算法的增长函数？

Question

Well i have two questions here:-

1. If f(n) is function whose growth rate is to be found then, Is for all three notations will the g(n) be same, like for f(n)=O(g(n)) and similaraly for omega and theta ?

2. Theta notation is "omega and Oh" if in some case if oh and omega functions are different then, how will we find theta function there ? Thanks :)

Answer 1

O, Θ and Ω notation represent related but very different concepts. O-notation expresses an asymptotic upper bound on the growth rate of a function; it says that the function is eventually bounded from above by some constant multiple of some other function. Ω notation is similar, but gives a lower bound. Θ notation gives an asymptotic tight bound - for sufficiently large inputs, the algorithm grows at a rate that is bounded from both above and below by a constant multiple of a function.

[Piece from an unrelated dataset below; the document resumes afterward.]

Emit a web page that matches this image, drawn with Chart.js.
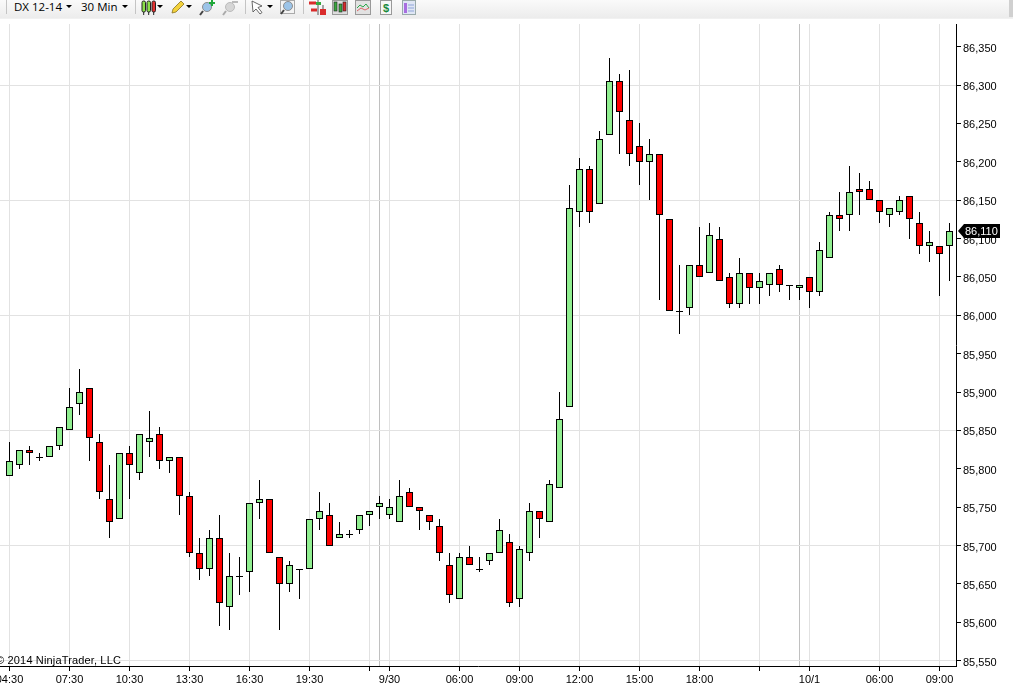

If f(n) = O(g(n)), it is not necessarily true that f(n) = Ω(g(n)) or that f(n) = Θ(g(n)). For example, 1 = O(n), but 1 ≠ Ω(n) because n grows strictly faster than 1.

If you find that f(n) = O(g(n)) and Ω(h(n)), where g(n) ≠ h(n), you may have to do a more precise analysis to determine a function j(n) such that f(n) = Θ(j(n)). If g(n) = Θ(h(n)), then you can conclude that f(n) = Θ(g(n)), but if the upper and lower bounds are different there is no mechanical way to determine the Θ growth rate of the function.

Hope this helps!

Answer 2

f(n)=O(g(n)) means that n>N => |f(n)|≤C|g(n)| for some constants N and C.

f(n)=Ω(g(n)) means that n>N => |f(n)|≥C|g(n)| for some constants N and C.

f(n)=Θ(g(n)) means that f(n)=O(g(n)) and f(n)=Ω(g(n)).

It is not possible for all f to find ag such that f(n)=Θ(g(n)) if we want g to be a "good" function (ie something like n^r*Log(n)^s). For instance, if f(n)=cos(n)²*n+sin(n)²*n², we have f(n)=O(n²) and f(n)=Ω(n) but we can't find a "good" g such that f(n)=Θ(g(n)).